4- progettazione  piattaforme web, l’insieme delle competenze grafiche di web design;

5- intelligenza artificiale, l’insieme delle competenze nel cognitive computing, nel natural language processing e nel machine learning;

6- user experience design, l’insieme delle competenze nella progettazione di nuove esperienze di navigazione e di fruizione dei contenuti.

Mentre per quanto riguarda le digital soft skill è interessante capire come l’evoluzione tecnologica stia rivoluzionando il modo di concepire alcune competenze:

digital mindset ,da intendere come l’attitudine allo sviluppo un mindset disponibile ad adattarsi ai frenetici ritmi imposti dalla trasformazione digitale;

digital literacy, ossia la confidenza nell’uso dI strumenti digitali per lo svolgimento del proprio lavoro. 

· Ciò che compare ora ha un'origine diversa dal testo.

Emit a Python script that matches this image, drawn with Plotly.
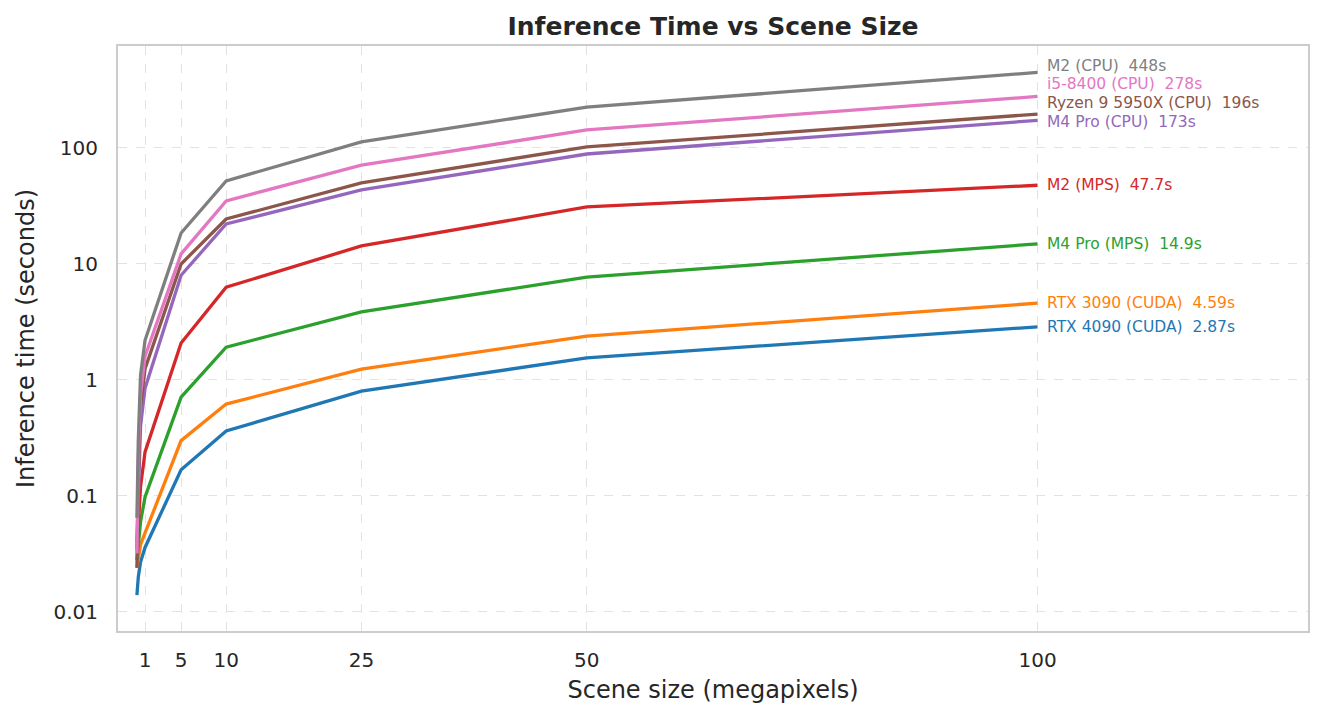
import math
import plotly.graph_objects as go

scene_mp = [0.1, 0.25, 0.5, 1, 5, 10, 25, 50, 100]

series_names = [
    "RTX 4090 (CUDA)", "RTX 3090 (CUDA)", "M4 Pro (MPS)", "M2 (MPS)",
    "M4 Pro (CPU)", "Ryzen 9 5950X (CPU)", "i5-8400 (CPU)", "M2 (CPU)",
]
rtx4090 = [0.014, 0.02, 0.027, 0.036, 0.168, 0.363, 0.80, 1.55, 2.87]
rtx3090 = [0.024, 0.03, 0.038, 0.048, 0.30, 0.62, 1.24, 2.39, 4.59]
m4pro_mps = [0.028, 0.04, 0.06, 0.098, 0.71, 1.92, 3.86, 7.7, 14.9]
m2_mps = [0.035, 0.06, 0.12, 0.24, 2.08, 6.3, 14.3, 31, 47.7]
m4pro_cpu = [0.04, 0.12, 0.4, 0.85, 8.0, 22.1, 43.5, 88.7, 173]
ryzen_cpu = [0.024, 0.15, 0.6, 1.25, 10.0, 24.4, 50, 102, 196]
i5_cpu = [0.032, 0.2, 0.75, 1.6, 12.2, 35, 71, 143, 278]
m2_cpu = [0.065, 0.3, 1.1, 2.2, 18.5, 52, 113, 225, 448]

final_labels = ["2.87s", "4.59s", "14.9s", "47.7s", "173s", "196s", "278s", "448s"]
label_shift = [0, 0, 0, 0, -1.5, 11, 12, 6.5]

colors = ["#1f77b4", "#ff7f0e", "#2ca02c", "#d62728",
          "#9467bd", "#8c564b", "#e377c2", "#7f7f7f"]
all_series = [rtx4090, rtx3090, m4pro_mps, m2_mps, m4pro_cpu, ryzen_cpu, i5_cpu, m2_cpu]

x_ticks = [1, 5, 10, 25, 50, 100]
y_ticks = [0.01, 0.1, 1, 10, 100]
y_tick_text = ["0.01", "0.1", "1", "10", "100"]

fig = go.Figure()
for name, vals, col in zip(series_names, all_series, colors):
    fig.add_trace(go.Scatter(x=scene_mp, y=vals, mode="lines", name=name,
                             line=dict(color=col, width=3.3), showlegend=False))

for name, vals, col, lab, sh in zip(series_names, all_series, colors, final_labels, label_shift):
    fig.add_annotation(x=scene_mp[-1], y=math.log10(vals[-1]), text=f"{name}  {lab}",
                       showarrow=False, xanchor="left", yanchor="middle",
                       xshift=9, yshift=sh, borderpad=0, borderwidth=0,
                       font=dict(family="DejaVu Sans", size=15.5, color=col))

fig.update_layout(
    width=1323, height=721,
    margin=dict(l=118, r=15, t=46, b=90),
    paper_bgcolor="white", plot_bgcolor="white",
    title=dict(text="<b>Inference Time vs Scene Size</b>", x=0.5, xref="paper",
               xanchor="center", y=0.963, yanchor="middle",
               font=dict(family="DejaVu Sans", size=25, color="#262626")),
    font=dict(family="DejaVu Sans", color="#262626"),
)
fig.update_xaxes(range=[-2, 130], tickvals=x_ticks, ticktext=[str(v) for v in x_ticks],
                 showgrid=True, gridcolor="#e2e2e2", gridwidth=1, griddash="dash",
                 showline=True, linecolor="#cccccc", linewidth=2, mirror=True,
                 zeroline=False, ticks="", tickfont=dict(size=20), ticklabelstandoff=10,
                 title=dict(text="Scene size (megapixels)", font=dict(size=24), standoff=10))
fig.update_yaxes(type="log", range=[-2.164, 2.879], tickvals=y_ticks, ticktext=y_tick_text,
                 showgrid=True, gridcolor="#e2e2e2", gridwidth=1, griddash="dash",
                 showline=True, linecolor="#cccccc", linewidth=2, mirror=True,
                 zeroline=False, ticks="", tickfont=dict(size=20), ticklabelstandoff=14,
                 title=dict(text="Inference time (seconds)", font=dict(size=24), standoff=12))

fig.write_html("out.html")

•pensiero agile, l’attitudine ad adattarsi a mercati fluidi e dinamici. Il pensiero agile implica la propensione al sapersi adeguare in strutture organizzative flessibili;

•knowledge networking, ossia l’abilità nell’identificare, recuperare, organizzare, capitalizzare e condividere il patrimonio di informazioni all’interno di reti e comunità virtuali;

digital team working, ossia la capacità di lavorare in modo produttivo, di stimolare l’engagement tra colleghi e di prendere parte attiva a un team anche da remoto;

•problem solving, da intendere come la capacità di risoluzione di problemi complessi attraverso l’utilizzo di strumenti digitali;

•digital creativity, ossia l’abilità nella creazione e nella modifica di nuovi contenuti digitali, integrando ed elaborando anche conoscenze pregresse;

•approccio all’errore, da intendere come l’abilità di saper  reagire agli errori e al fallimento, intesi come momenti costruttivi per la strutturazione di nuovo know-how;

•abilità sociale e digital influence, l’abilità nel saper influenzare il pensiero e il comportamento altrui attraverso l’utilizzo dei canali digitali.

Anche se non si è “nativi digitali” è fondamentale allenare un mindset digitale e per fare ciò tornano in campo le classiche competenze comportamentali. Per realizzare tutto ciò è bene che le giovani generazioni diventino dei Mentor nelle organizzazioni.